Category A

Reserved for the most severely damaged vehicles, a Category A write-off condemns an entire vehicle to the scrapyard, and means not even seemingly serviceable parts can be repurposed.

High-speed impacts, complete burnouts and extensive vandalism will usually result in a vehicle receiving a Category A designation.

What happens after a write-off?

When an insurer is notified that a vehicle has been damaged, it will assess the damage to determine whether it should be written off, and to what extent. 

An insurer will offer the owner an agreed market value for the damaged vehicle and take legal possession of it until it is sold or scrapped. If the owner wishes to keep the vehicle – whether because it is only a Category N write-off and it can still be driven, or because they are able to repair the damage for less than the cost of a replacement – they can refuse the offer and keep the car. 
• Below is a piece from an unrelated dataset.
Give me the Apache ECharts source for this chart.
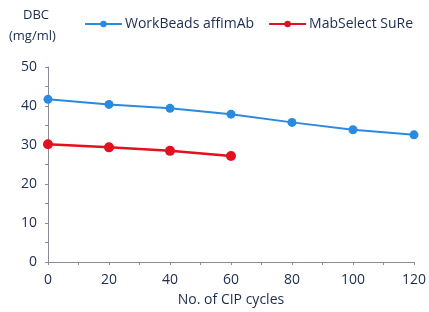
<!DOCTYPE html>
<html>
<head>
<meta charset="utf-8">
<script src="https://cdn.jsdelivr.net/npm/echarts@6/dist/echarts.min.js"></script>
<style>
html,body{margin:0;padding:0;background:#fff;}
#chart{width:429px;height:312px;}
</style>
</head>
<body>
<div id="chart"></div>
<script>
// CIP cycles
var cycles = [0, 20, 40, 60, 80, 100, 120];
// DBC values (mg/ml)
var workBeads = [41.7, 40.4, 39.4, 37.9, 35.8, 33.9, 32.6];
var mabSelect = [30.2, 29.4, 28.5, 27.2];
var seriesNames = ['WorkBeads affimAb', 'MabSelect SuRe'];

function pairs(xs, ys){
	var out = [];
	for(var i=0;i<ys.length;i++){
		out.push([xs[i], ys[i]]);
	}
	return out;
}

var textColor = '#1c2b4f';
var myChart = echarts.init(document.getElementById('chart'));
var option = {
	backgroundColor:'#fff',
	animation:false,
	legend:{
		top:12,
		left:79,
		width:350,
		itemWidth:37,
		itemHeight:8,
		itemGap:14,
		textStyle:{color:textColor, fontFamily:'Open Sans', fontSize:14, padding:[0,0,0,-2]},
		data:seriesNames
	},
	grid:{left:48, right:14, top:67, bottom:50},
	graphic:[
		{type:'text', left:23, top:9, style:{text:'DBC', fill:textColor, font:'13px "Open Sans"'}},
		{type:'text', left:9, top:30, style:{text:'(mg/ml)', fill:textColor, font:'13px "Open Sans"'}}
	],
	xAxis:{
		type:'value',
		min:0, max:120, interval:20,
		name:'No. of CIP cycles',
		nameLocation:'middle',
		nameGap:31,
		nameTextStyle:{color:textColor, fontFamily:'Open Sans', fontSize:14},
		axisLine:{lineStyle:{color:'#8a8a9a'}},
		axisTick:{length:3, lineStyle:{color:'#8a8a9a'}},
		minorTick:{show:true, splitNumber:2, length:3, lineStyle:{color:'#8a8a9a'}},
		axisLabel:{color:textColor, fontFamily:'Open Sans', fontSize:14, fontWeight:500, margin:11},
		splitLine:{show:false}
	},
	yAxis:{
		type:'value',
		min:0, max:50, interval:10,
		axisLine:{show:true, lineStyle:{color:'#8a8a9a'}},
		axisTick:{show:true, length:3, lineStyle:{color:'#8a8a9a'}},
		minorTick:{show:true, splitNumber:2, length:3, lineStyle:{color:'#8a8a9a'}},
		axisLabel:{color:textColor, fontFamily:'Open Sans', fontSize:14, fontWeight:500, margin:11},
		splitLine:{show:false}
	},
	series:[
		{
			name:seriesNames[0],
			type:'line',
			data:pairs(cycles, workBeads),
			symbol:'circle',
			symbolSize:9,
			color:'#2a8ae0',
			lineStyle:{width:2}
		},
		{
			name:seriesNames[1],
			type:'line',
			data:pairs(cycles, mabSelect),
			symbol:'circle',
			symbolSize:10,
			color:'#e3101f',
			lineStyle:{width:2.5}
		}
	]
};
myChart.setOption(option);
</script>
</body>
</html>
In all cases, the DVLA must be notified of the write-off, and will need to assess any repairs made to a Category S car before it returns to the road. Given the usually superficial nature of Category N damage, it does not require further assessment, but must still be kept in a roadworthy condition. 

Should you buy a written-off car?

Category A write-offs go straight to the crusher, and cannot be purchased or put back on the road, but you will often find Category B cars being ‘broken’ for parts in the classifieds. You are unable to buy the whole vehicle (the shell must be scrapped) but can purchase individual components if they are still in a serviceable condition.